Still, you don't have to know how to make it to have a good idea of how to enjoy it. Washington's boudin is dense and flavorful, packed with rice, ground pork butt, fresh parsley, onion, garlic and four different kinds of pepper. Stuffed into natural pork casings that Washington describes as a little more expensive but "tender to the bite," the sausage comes in two speeds: mild and hot, the latter being colored reddish orange from the abundance of hot pepper.

Located four blocks east of Cullen Boulevard on Yellowstone, Jim's Market sits in a desperately poor but still lively neighborhood. Customers, though, come from all over Houston as well as from out of town to buy Washington's packets of spiced pork. Roadside vendors purchase it in bulk to sell from their trucks in San Antonio, Austin and Corpus Christi, and it's shipped as far away as Tennessee and California. It can also be found served in local soul food and barbecue restaurants, perhaps most notably at Martha's Kitchen at 322 South Jensen Drive, where the sausage is served smoked.

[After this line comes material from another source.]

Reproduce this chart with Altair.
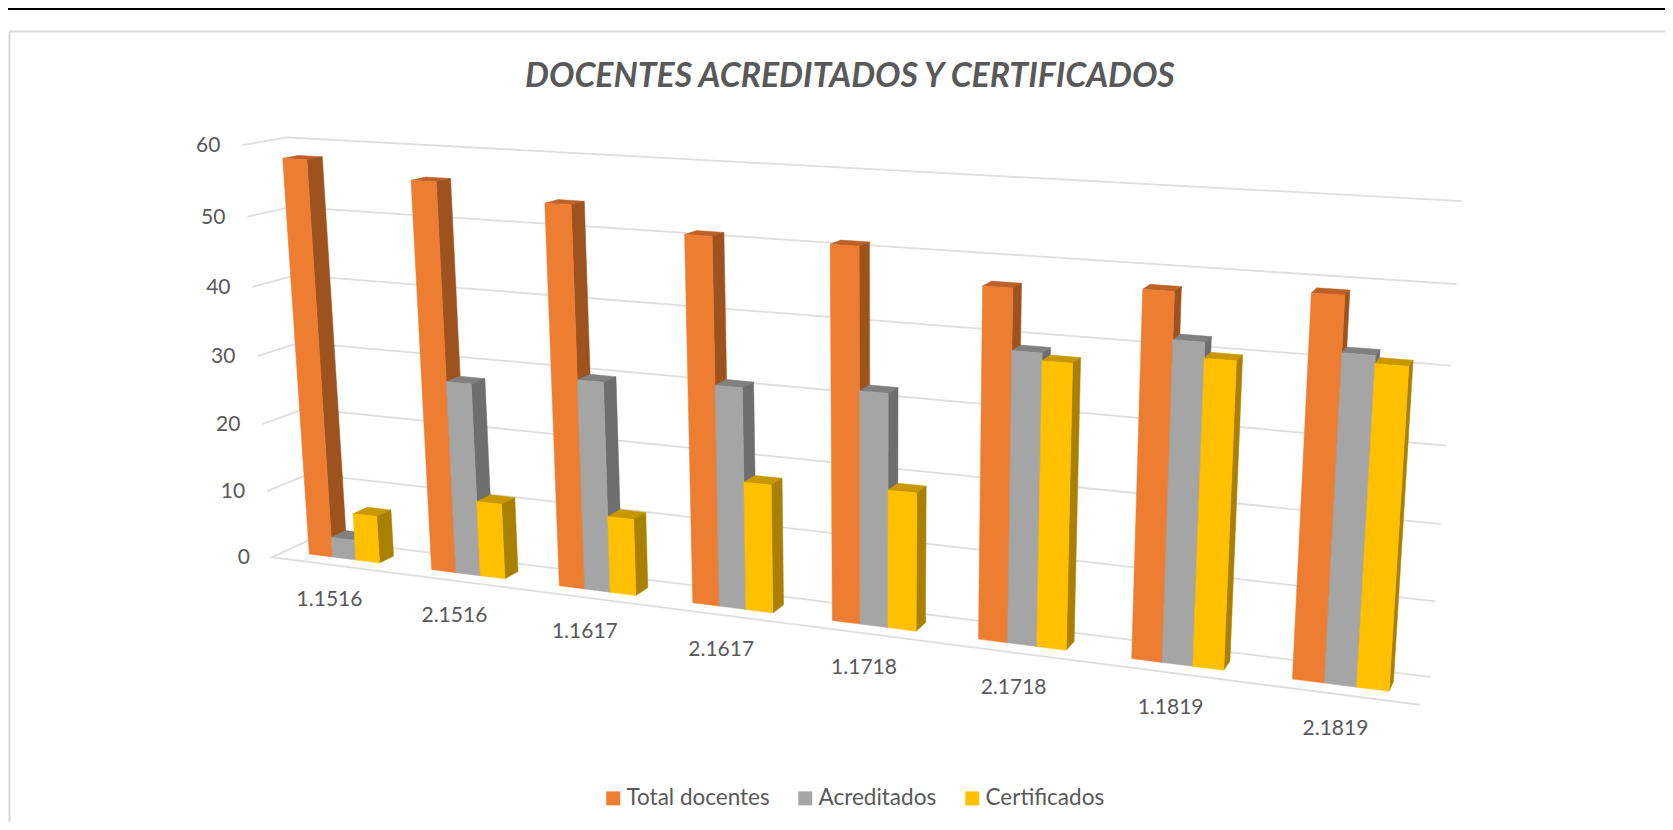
import altair as alt
import pandas as pd

titulo = "DOCENTES ACREDITADOS Y CERTIFICADOS"
periodos = ["1.1516", "2.1516", "1.1617", "2.1617", "1.1718", "2.1718", "1.1819", "2.1819"]
total = [58, 56, 54, 51, 51, 47, 48, 49]
acreditados = [3, 28, 30, 31, 32, 39, 42, 42]
certificados = [7, 11, 11, 18, 19, 38, 40, 41]
ticks = [0, 10, 20, 30, 40, 50, 60]

series = ["Total docentes", "Acreditados", "Certificados"]
valores = [total, acreditados, certificados]
front_col = ["#ED7D31", "#A5A5A5", "#FFC000"]
side_col = ["#9E531F", "#6E6E6E", "#AA8000"]
top_col = ["#BD6127", "#808080", "#C99700"]
GRID = "#DEDEDE"
TXT = "#595959"
FONT = "Lato"

BAR_W = 0.193
U_LEFT, U_RIGHT = -0.2, 7.78
D_FRONT, D_BACK = -0.9, 1.9


def project(u, d, z):
    """Perspective projection of (category position, depth, value) on the picture."""
    m, k = 0.01027, -0.000766
    X = 309.3 + 113.25 * u + d * m * 1748 + z * k * 881
    Y = 554.0 + 3.57 * u - d * m * 120 + z * k * 9064
    W = 1 - 0.02104 * u + d * m + z * k
    return X / W, Y / W


def polygon_rows(pid, corners, serie):
    pts = corners + corners[:1]
    rows = []
    for i, c in enumerate(pts):
        x, y = project(*c)
        rows.append({"pid": pid, "i": i, "x": x, "y": y, "serie": serie})
    return rows


front, side, top = [], [], []
for s, vals in enumerate(valores):
    sd, tp = [], []
    for c, v in enumerate(vals):
        u0 = c + s * BAR_W
        u1 = u0 + BAR_W
        front += polygon_rows(f"f{s}{c}", [(u0, 0, 0), (u1, 0, 0), (u1, 0, v), (u0, 0, v)], series[s])
        sd += polygon_rows(f"s{s}{c}", [(u1, 0, 0), (u1, 1, 0), (u1, 1, v), (u1, 0, v)], series[s])
        tp += polygon_rows(f"t{s}{c}", [(u0, 0, v), (u1, 0, v), (u1, 1, v), (u0, 1, v)], series[s])
    side.append(pd.DataFrame(sd))
    top.append(pd.DataFrame(tp))
front = pd.DataFrame(front)

grid_rows = []
for t in ticks:
    path = [(U_LEFT, D_FRONT, t), (U_LEFT, D_BACK, t), (U_RIGHT, D_BACK, t)]
    if t == 0:
        path = [(U_RIGHT, D_FRONT, t)] + path
    for i, c in enumerate(path):
        x, y = project(*c)
        grid_rows.append({"pid": t, "i": i, "x": x, "y": y})
grid = pd.DataFrame(grid_rows)

tick_rows = []
for t in ticks:
    x, y = project(U_LEFT, D_FRONT, t)
    tick_rows.append({"x": x - 22, "y": y + 1, "t": str(t)})
tick_df = pd.DataFrame(tick_rows)

cat_rows = []
for c, p in enumerate(periodos):
    x, y = project(c + 1.5 * BAR_W, -1, 0)
    cat_rows.append({"x": x, "y": y + 34, "t": p})
cat_df = pd.DataFrame(cat_rows)

W, H = 1657, 814
xs = alt.Scale(domain=[8, 8 + W], range=[0, W], nice=False, zero=False)
ys = alt.Scale(domain=[8, 8 + H], range=[0, H], nice=False, zero=False)
X = alt.X("x:Q", scale=xs, axis=None)
Y = alt.Y("y:Q", scale=ys, axis=None)
anchor = pd.DataFrame({"a": [0]})

layers = [
    alt.Chart(anchor).mark_rule(color="#000000", strokeWidth=2).encode(
        x=alt.value(0), x2=alt.value(W), y=alt.value(1)),
    alt.Chart(anchor).mark_rule(color="#D9D9D9", strokeWidth=2).encode(
        x=alt.value(1.5), x2=alt.value(W), y=alt.value(23.5)),
    alt.Chart(anchor).mark_rule(color="#D9D9D9", strokeWidth=2).encode(
        x=alt.value(1.5), y=alt.value(23.5), y2=alt.value(H)),
    alt.Chart(grid).mark_line(color=GRID, strokeWidth=1.8).encode(
        x=X, y=Y, detail="pid:N", order="i:Q"),
    alt.Chart(tick_df).mark_text(align="right", baseline="middle", font=FONT, fontSize=21, color=TXT).encode(
        x=X, y=Y, text="t:N"),
    alt.Chart(cat_df).mark_text(align="center", baseline="middle", font=FONT, fontSize=21, color=TXT).encode(
        x=X, y=Y, text="t:N"),
]
for s in range(3):
    for df, col in ((top[s], top_col[s]), (side[s], side_col[s])):
        layers.append(
            alt.Chart(df).mark_line(fill=col, stroke=col, strokeWidth=0.5).encode(
                x=X, y=Y, detail="pid:N", order="i:Q")
        )

color_scale = alt.Scale(domain=series, range=front_col)
layers.append(
    alt.Chart(front).mark_line(strokeWidth=0.5).encode(
        x=X,
        y=Y,
        detail="pid:N",
        order="i:Q",
        fill=alt.Fill("serie:N", scale=color_scale, sort=series, legend=alt.Legend(
            title=None, orient="none", legendX=594, legendY=779, direction="horizontal",
            symbolType="square", symbolSize=196, symbolStrokeWidth=0, labelFont=FONT,
            labelFontSize=22.5, labelColor=TXT, columnPadding=24, labelOffset=2)),
        stroke=alt.Stroke("serie:N", scale=color_scale, sort=series, legend=None),
    )
)

chart = alt.layer(*layers).properties(
    width=W,
    height=H,
    autosize=alt.AutoSizeParams(type="none"),
    padding=0,
    background="white",
    title=alt.TitleParams(
        text=titulo, anchor="start", frame="group", dx=517, offset=-86, font=FONT, fontSize=33.8,
        fontWeight="bold", fontStyle="italic", color=TXT),
).configure_view(stroke=None)

chart.save("out.html", embed_options={"renderer": "svg", "actions": False})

The large, heavy links of boudin sell for $1.99 a pound and are meals in themselves; already cooked, they require only heating in a microwave or oven. Washington warns against warming the sausage in water. "It ruins it," he says. Jim's Market will also sell you the sausage heated and ready to eat, though you'd better not dawdle in getting there: by early afternoon, the day's supply of boudin is generally all gone.